The course consists of a theoretical and a practical part. In the theoretical part, students give a presentation on topics relevant to the course. In the practical part, small interdisciplinary groups will work on implementing a system that solves a real problem relevant for the documents discussed in the seminar.

Course Objectives
  • obtain hands-on experience with text mining techniques (design, implementation, testing)
  • learn about specific problems and challenges that arise when developing NLP tools for the cultural heritage domain
  • work in interdisciplinary teams (finding out what users of NLP technology want, communicating with non-experts, developing solutions according to user specifications)
Course Requirements
  • for Coli students: ability to program and to work with existing NLP tools (i.e., you should be able to figure out yourself how to install and run them without requiring too much help); for CS students, I assume this as given ;-)
  • for CS students: interest in natural language processing and willingness to familiarise yourself with the basic concepts in a relatively short time; for Coli students, I assume this as given ;-)
  • for all: interest in history / historical data; ability and willingness to work in a team
Scheine (Coli)
  • Projektseminar (MSc/BSc): class presentation and practical work including a project report (additional oral exam can be arranged)

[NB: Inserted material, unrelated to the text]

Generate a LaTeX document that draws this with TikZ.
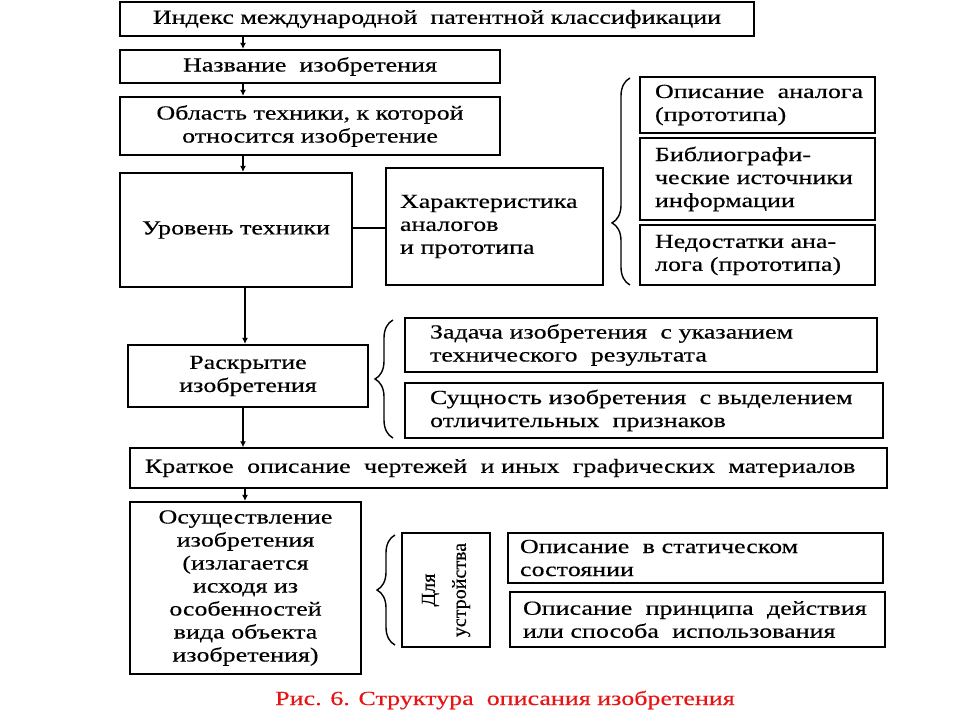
\documentclass[tikz,border=0pt]{standalone}
\usepackage{fontspec}
\setmainfont[FakeStretch=1.3, FakeBold=0.4]{Liberation Serif}
\newfontfamily\narrowserif[FakeBold=0.4]{Liberation Serif}
\usetikzlibrary{arrows.meta,decorations.pathreplacing}
\definecolor{captionred}{RGB}{230, 20, 20}

\begin{document}
\begin{tikzpicture}[x=1pt, y=-1pt, font=\fontsize{20}{23}\selectfont,
  blk/.style={draw, line width=2.2pt, align=center, inner sep=2pt},
  lblk/.style={draw, line width=2.2pt, align=left, inner ysep=2pt},
  flow/.style={-{Latex[length=6pt, width=6pt]}, line width=1.3pt},
  curly/.style={decorate, decoration={brace, amplitude=18pt, aspect=#1}, line width=1.4pt},
  curly/.default=0.5]
\useasboundingbox (0,0) rectangle (960,720);
\coordinate (spine) at (243,0);
\coordinate (spinelow) at (245,0);

\node[blk, minimum width=634pt, minimum height=34pt] (mpk) at (437,19) {Индекс международной~ патентной классификации};
\node[blk, minimum width=380pt, minimum height=33pt] (title) at (310,66.5) {Название~ изобретения};
\node[blk, minimum width=380pt, minimum height=58pt] (field) at (310,126) {Область техники, к которой\\относится изобретение};
\node[blk, minimum width=232pt, minimum height=114pt] (level) at (236,230) {Уровень техники};
\node[lblk, text width=189pt, inner xsep=14pt, minimum height=117pt] (charac) at (494.5,226.5) {Характеристика\\аналогов\\и прототипа};

\node[lblk, text width=205pt, inner xsep=15pt, minimum height=56pt] (analog) at (757.5,105) {Описание~ аналога\\(прототипа)};
\node[lblk, text width=205pt, inner xsep=15pt, minimum height=82pt] (biblio) at (757.5,179) {Библиографи-\\ческие источники\\информации};
\node[lblk, text width=205pt, inner xsep=15pt, minimum height=60pt] (flaws) at (757.5,255) {Недостатки ана-\\лога (прототипа)};

\node[blk, minimum width=240pt, minimum height=62pt] (disclose) at (248,376) {Раскрытие\\изобретения};
\node[lblk, text width=422pt, inner xsep=25pt, minimum height=54pt] (task) at (641,345) {Задача изобретения~ с указанием\\технического~ результата};
\node[lblk, text width=428pt, inner xsep=25pt, minimum height=55pt] (essence) at (644,410.5) {\mbox{Сущность изобретения~ с выделением}\\отличительных~ признаков};

\node[lblk, line width=1.5pt, text width=727pt, inner xsep=15pt, minimum height=40pt] (brief) at (508.5,468) {Краткое~ описание~ чертежей~ и иных~ графических~ материалов};

\node[blk, minimum width=231pt, minimum height=172pt] (impl) at (245.5,588) {Осуществление\\изобретения\\(излагается\\исходя из\\особенностей\\вида объекта\\изобретения)};
\node[blk, rotate=90, minimum width=114pt, minimum height=88pt, inner sep=0pt, font=\narrowserif\fontsize{20}{31}\selectfont] (device) at (446,590) {Для\\устройства};
\node[lblk, text width=351pt, inner xsep=12pt, minimum height=50pt] (static) at (695.5,558) {Описание~ в статическом\\состоянии};
\node[lblk, text width=349pt, inner xsep=13pt, minimum height=55pt] (principle) at (697.5,619.5) {Описание~ принципа~ действия\\или способа~ использования};

\node[text=captionred] (caption) at (505,700) {Рис. 6. Структура~ описания изобретения};

\draw[flow] (mpk.south -| spine) -- (title.north -| spine);
\draw[flow] (title.south -| spine) -- (field.north -| spine);
\draw[flow] (field.south -| spine) -- (level.north -| spine);
\draw[flow] (level.south -| spinelow) -- (disclose.north -| spinelow);
\draw[flow] (disclose.south -| spine) -- (brief.north -| spine);
\draw[flow] (brief.south -| spinelow) -- (impl.north -| spinelow);
\draw[line width=1.8pt] (level.east |- 0,228) -- (charac.west |- 0,228);

\draw[curly=0.3] (630,285) -- (630,78);
\draw[curly] (393,438) -- (393,320);
\draw[curly] (395,645) -- (395,535);
\end{tikzpicture}
\end{document}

Stellung im Studienplan (Coli)
  • als Projektseminar im B.Sc.: Regelstudienzeit 5/6. Semester
  • as project seminar in M.Sc. Programm
Leistungspunkte (Coli)
  • als Projektseminar/project seminar(MSc/BSc) 5 CP
Scheine (Computer Science)
  • Seminar (MSc/BSc): class presentation and practical work including a project report, plus another shorter report on the theoretical part
Leistungspunkte (Computer Science)
  • 7 CP (note: this is more than for Coli, hence the additional short report)